WHAT TO PRODUCE -> The lines from the top of the material below through the line containing "import plotly.graph_objects as go" are to be printed exactly, with pictures omitted.

SUPPLIED DATA ->

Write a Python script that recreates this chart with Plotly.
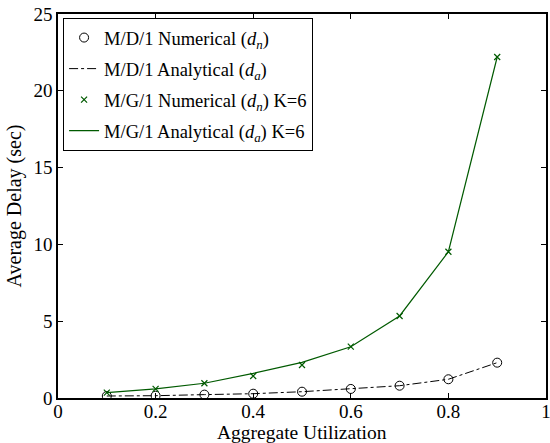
import plotly.graph_objects as go

utilization = [0.1, 0.2, 0.3, 0.4, 0.5, 0.6, 0.7, 0.8, 0.9]
md1_numerical = [0.13, 0.15, 0.22, 0.28, 0.41, 0.59, 0.80, 1.22, 2.30]
md1_analytical = [0.13, 0.15, 0.22, 0.28, 0.41, 0.59, 0.80, 1.22, 2.30]
mg1_numerical = [0.35, 0.59, 0.96, 1.43, 2.15, 3.34, 5.34, 9.52, 22.2]
mg1_analytical = [0.35, 0.59, 0.96, 1.60, 2.32, 3.34, 5.34, 9.52, 22.2]
x_ticks = [0, 0.2, 0.4, 0.6, 0.8, 1]
y_ticks = [0, 5, 10, 15, 20, 25]

green = "#005a00"
font = "Liberation Serif, Times New Roman, serif"

fig = go.Figure()
fig.add_trace(go.Scatter(x=utilization, y=md1_numerical, mode="markers", legendgroup="a",
                         name="M/D/1 Numerical (<i>d</i><sub><i>n</i></sub>)",
                         marker=dict(symbol="circle-open", size=9, color="black", line=dict(width=1))))
fig.add_trace(go.Scatter(x=utilization, y=md1_analytical, mode="lines", legendgroup="b",
                         name="M/D/1 Analytical (<i>d</i><sub><i>a</i></sub>)",
                         line=dict(color="black", width=1, dash="dashdot")))
fig.add_trace(go.Scatter(x=utilization, y=mg1_numerical, mode="markers", legendgroup="c",
                         name="M/G/1 Numerical (<i>d</i><sub><i>n</i></sub>) K=6",
                         marker=dict(symbol="x-thin-open", size=6, color=green, line=dict(width=1.2, color=green))))
fig.add_trace(go.Scatter(x=utilization, y=mg1_analytical, mode="lines", legendgroup="d",
                         name="M/G/1 Analytical (<i>d</i><sub><i>a</i></sub>) K=6",
                         line=dict(color=green, width=1.2)))

axis_common = dict(showgrid=False, zeroline=False, showline=True, linecolor="black", linewidth=1.5,
                   mirror="ticks", ticks="inside", ticklen=5, tickcolor="black", tickwidth=1,
                   tickfont=dict(family=font, size=19, color="black"), automargin=False,
                   ticklabeloverflow="allow")
fig.update_layout(
    width=550, height=443,
    margin=dict(l=58, r=4, t=14, b=45),
    paper_bgcolor="white", plot_bgcolor="white",
    font=dict(family=font, color="black", size=17),
    xaxis=dict(range=[0, 1], tickvals=x_ticks, ticktext=[str(v) for v in x_ticks],
               ticklabelstandoff=-5, **axis_common),
    yaxis=dict(range=[0, 25], tickvals=y_ticks,
               title=dict(text="Average Delay (sec)", font=dict(family=font, size=20), standoff=6),
               **axis_common),
    legend=dict(x=0.01, y=0.99, xanchor="left", yanchor="top", bgcolor="white",
                bordercolor="black", borderwidth=1.2, font=dict(family=font, size=18.5, color="black"),
                tracegroupgap=4, itemwidth=30),
    showlegend=True,
)
fig.add_annotation(text="Aggregate Utilization", xref="paper", yref="paper", x=0.5, y=-46 / 384,
                   xanchor="center", yanchor="bottom", showarrow=False, borderpad=0,
                   font=dict(family=font, size=19.5, color="black"))
fig.write_html("out.html")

OUTPUT FOR THIS TASK ->
Write a Python script that recreates this chart with Plotly.
import plotly.graph_objects as go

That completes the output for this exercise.